Matthew didn't say anything. The meaning behind his silence broke her heart.
"Just go." He said bitterly. "I don't make empty promises."
"I wouldn't be empty!" She demanded hysterically.
"Oh, but it would." He laughed, a hideous hollow laugh that was so unlike him it frightened her.
"Why?" She demanded harshly. "Why would you do it? How could you even think about such a thing?"
"Because I can't do this!" He broke. "I can't be an invalid for the rest of my life! I just can't. I can live with myself, much less expect anyone to live with me! I disgust myself. I disgust everyone."
"Oh Matthew, that's ridiculous!" She dismissed. He did not disgust her. They were his family and they loved him, he couldn't disgust them.
"I do not want to live!" He cried. "Not like this."
"Did you ever consider what it would have been like for us? To lose you? What about your mother? What about Papa? What about me!" Furiously, she wiped the tears from under her eyes and took a deep, angry breath, shuddering before continuing. "If I had done one more bed downstairs before taking the tea up. If I had come in a minute later I would have found you sat there with your brains blown out. Did you even consider how that would have felt for me? To walk in and find you dead."
Matthew closed his eyes, knowing he'd been selfish in that respect. He couldn't imagine how it would have felt for her to have found him dead in his chair with a gun in his hand. He felt sorry for it.
"What if it had been me? What if I'd been thrown off when riding and broken my spine?
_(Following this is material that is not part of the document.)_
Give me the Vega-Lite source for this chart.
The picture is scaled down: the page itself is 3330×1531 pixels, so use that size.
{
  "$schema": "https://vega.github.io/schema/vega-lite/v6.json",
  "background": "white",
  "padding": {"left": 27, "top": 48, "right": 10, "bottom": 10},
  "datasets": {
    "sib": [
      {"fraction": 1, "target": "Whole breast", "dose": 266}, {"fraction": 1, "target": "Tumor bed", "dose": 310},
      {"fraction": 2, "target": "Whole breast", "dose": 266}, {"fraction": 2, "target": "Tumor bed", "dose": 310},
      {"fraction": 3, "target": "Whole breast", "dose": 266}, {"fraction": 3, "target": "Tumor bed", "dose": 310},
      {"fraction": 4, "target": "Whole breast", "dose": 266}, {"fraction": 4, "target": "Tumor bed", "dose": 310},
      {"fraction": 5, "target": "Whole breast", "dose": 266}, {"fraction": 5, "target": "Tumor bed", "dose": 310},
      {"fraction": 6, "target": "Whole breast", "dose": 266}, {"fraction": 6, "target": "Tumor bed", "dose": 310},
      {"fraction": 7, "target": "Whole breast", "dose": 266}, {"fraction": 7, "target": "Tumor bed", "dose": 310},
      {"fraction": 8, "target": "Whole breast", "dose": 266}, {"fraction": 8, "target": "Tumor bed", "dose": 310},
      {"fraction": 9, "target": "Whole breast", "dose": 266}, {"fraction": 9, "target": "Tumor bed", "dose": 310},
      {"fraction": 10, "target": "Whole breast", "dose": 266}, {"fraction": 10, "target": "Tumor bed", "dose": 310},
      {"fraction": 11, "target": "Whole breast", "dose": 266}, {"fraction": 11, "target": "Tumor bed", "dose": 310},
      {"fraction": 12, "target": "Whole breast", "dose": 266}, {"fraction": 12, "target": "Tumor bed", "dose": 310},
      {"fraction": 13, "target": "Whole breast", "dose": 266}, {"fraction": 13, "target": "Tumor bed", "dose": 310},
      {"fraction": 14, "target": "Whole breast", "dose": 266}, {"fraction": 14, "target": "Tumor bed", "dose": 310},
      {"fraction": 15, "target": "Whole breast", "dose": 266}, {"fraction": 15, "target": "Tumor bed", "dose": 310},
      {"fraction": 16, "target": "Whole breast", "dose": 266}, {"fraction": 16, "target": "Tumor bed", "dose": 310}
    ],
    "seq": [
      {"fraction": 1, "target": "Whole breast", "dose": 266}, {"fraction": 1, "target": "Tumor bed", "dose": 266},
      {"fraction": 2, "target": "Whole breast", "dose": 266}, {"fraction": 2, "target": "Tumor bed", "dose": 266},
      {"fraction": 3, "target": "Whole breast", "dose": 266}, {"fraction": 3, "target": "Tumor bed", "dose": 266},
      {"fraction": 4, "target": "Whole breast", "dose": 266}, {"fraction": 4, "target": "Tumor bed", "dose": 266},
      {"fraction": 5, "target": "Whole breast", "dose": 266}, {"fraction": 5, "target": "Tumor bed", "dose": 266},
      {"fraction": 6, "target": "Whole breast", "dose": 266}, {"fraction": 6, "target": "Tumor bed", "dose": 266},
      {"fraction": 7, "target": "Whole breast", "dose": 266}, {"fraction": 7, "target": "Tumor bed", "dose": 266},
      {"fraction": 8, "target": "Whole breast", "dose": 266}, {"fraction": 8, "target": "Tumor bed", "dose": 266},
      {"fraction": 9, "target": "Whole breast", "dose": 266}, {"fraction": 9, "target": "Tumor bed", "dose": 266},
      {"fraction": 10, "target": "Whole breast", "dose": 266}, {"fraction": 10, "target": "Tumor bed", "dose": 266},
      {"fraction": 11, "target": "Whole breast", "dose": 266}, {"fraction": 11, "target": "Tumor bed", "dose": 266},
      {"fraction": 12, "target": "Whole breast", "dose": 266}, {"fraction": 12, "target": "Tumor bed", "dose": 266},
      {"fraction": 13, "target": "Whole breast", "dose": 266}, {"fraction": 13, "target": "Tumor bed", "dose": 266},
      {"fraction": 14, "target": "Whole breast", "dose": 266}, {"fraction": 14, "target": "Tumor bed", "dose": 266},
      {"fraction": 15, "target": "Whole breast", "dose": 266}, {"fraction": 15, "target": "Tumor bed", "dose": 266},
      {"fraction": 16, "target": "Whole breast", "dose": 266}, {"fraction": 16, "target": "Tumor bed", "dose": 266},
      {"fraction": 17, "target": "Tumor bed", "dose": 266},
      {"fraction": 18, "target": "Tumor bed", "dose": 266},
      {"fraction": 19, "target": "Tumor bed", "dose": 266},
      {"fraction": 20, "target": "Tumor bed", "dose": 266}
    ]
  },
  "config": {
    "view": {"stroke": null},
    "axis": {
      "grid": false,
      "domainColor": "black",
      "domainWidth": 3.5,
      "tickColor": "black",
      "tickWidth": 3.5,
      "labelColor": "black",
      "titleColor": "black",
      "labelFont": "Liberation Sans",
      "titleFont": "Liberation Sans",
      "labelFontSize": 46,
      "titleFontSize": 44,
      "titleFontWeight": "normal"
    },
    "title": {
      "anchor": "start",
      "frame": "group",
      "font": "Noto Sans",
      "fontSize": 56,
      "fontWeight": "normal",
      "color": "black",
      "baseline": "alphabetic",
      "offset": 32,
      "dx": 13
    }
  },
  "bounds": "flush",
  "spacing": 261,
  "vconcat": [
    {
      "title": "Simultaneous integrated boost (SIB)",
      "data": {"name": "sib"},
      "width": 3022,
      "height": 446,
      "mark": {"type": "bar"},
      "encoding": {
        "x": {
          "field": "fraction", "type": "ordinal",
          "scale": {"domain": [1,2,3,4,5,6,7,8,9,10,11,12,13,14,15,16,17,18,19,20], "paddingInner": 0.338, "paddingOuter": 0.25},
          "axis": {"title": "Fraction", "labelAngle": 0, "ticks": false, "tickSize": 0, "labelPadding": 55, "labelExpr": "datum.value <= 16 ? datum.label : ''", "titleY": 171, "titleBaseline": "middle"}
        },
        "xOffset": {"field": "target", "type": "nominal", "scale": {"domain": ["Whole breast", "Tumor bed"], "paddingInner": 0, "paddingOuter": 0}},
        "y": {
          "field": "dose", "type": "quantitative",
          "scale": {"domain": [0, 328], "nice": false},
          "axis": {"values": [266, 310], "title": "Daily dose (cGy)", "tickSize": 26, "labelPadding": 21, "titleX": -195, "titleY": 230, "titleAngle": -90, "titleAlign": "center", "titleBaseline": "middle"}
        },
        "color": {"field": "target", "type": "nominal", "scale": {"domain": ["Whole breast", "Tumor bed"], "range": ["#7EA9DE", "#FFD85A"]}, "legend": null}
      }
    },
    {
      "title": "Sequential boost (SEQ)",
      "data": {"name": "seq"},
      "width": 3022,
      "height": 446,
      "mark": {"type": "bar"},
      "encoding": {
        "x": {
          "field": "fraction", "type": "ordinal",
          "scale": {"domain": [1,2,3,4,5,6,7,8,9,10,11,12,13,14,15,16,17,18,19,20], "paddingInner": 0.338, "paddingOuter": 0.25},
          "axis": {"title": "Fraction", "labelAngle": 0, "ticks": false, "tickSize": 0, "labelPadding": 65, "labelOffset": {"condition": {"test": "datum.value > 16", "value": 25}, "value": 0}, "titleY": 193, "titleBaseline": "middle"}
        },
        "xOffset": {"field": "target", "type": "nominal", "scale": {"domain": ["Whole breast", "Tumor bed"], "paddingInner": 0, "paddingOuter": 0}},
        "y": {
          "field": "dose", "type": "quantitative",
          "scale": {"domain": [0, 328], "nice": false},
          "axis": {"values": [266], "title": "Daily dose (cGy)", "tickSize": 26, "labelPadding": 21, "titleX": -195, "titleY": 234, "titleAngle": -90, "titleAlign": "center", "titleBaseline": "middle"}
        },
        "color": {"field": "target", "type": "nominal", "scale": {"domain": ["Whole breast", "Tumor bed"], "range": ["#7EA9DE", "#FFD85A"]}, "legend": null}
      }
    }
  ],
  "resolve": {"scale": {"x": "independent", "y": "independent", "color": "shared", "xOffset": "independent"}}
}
How would you have felt it you walked into a room and found me with a gun to my head? Would you have been fine with me offing myself? Would you have even cared?" She fumed and rampaged, mad like a raging bull as her words span completely out of control. "How would it have felt? To walk into a room and find me with a gaping hole through my head looking at you with unseeing eyes while my corpse…"
"Stop!" Matthew commanded. So loudly that it threw her off course and shocked her mid yell. "You know I care. You know I could never let you… do that. You know it would kill me if I found you like that. You know I love you, so why do you taunt me?"
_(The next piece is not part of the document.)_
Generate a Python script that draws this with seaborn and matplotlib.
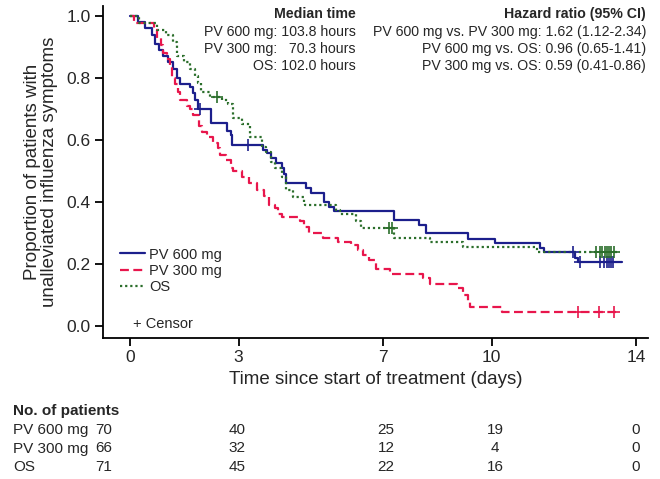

"Because I love you!" She finally broke. "Because it would kill me to find you dead just as much as it would kill you vice versa."
"Mary…" he reached up a hand and wiped under eyes, cupping her jaw gently before pushing himself into a sitting position, heaving his full body weight with both arms- his physical therapy having paid of greatly.
"Mary, I'm sorry. Truly."
"Then promise me. Promise me you won't try it again." Her demand was soft, but none the less stoic and determined.
"I can't promise it, I won't make you a promise that I can't keep." He told her.
"Then promise it anyway." She said. "Even if you don't believe it now, if you promise it then you won't do it because you wouldn't go back on your word even if you wanted to. I know you. Please just promise me."
Somewhere in her uncertain words he found her desperation. Immediately, an urge in his heart willed the words to spill from his own mouth. He loved her enough to promise it, he knew he did, and he comprehended her logic. He would never break a promise to Mary. He couldn't. Which is why he couldn't say it- he didn't want to live like this. His mother told him it was just his pride, his deep-seated need to be self-reliant and his hatred of dependency, and perhaps she was right. But that didn't change his feelings.
It also didn't change that he loved her. And he loved her too much to hurt her. And he loved her too much to stop himself responding innately to her request.
"I promise you."
He could never break a promise to Mary.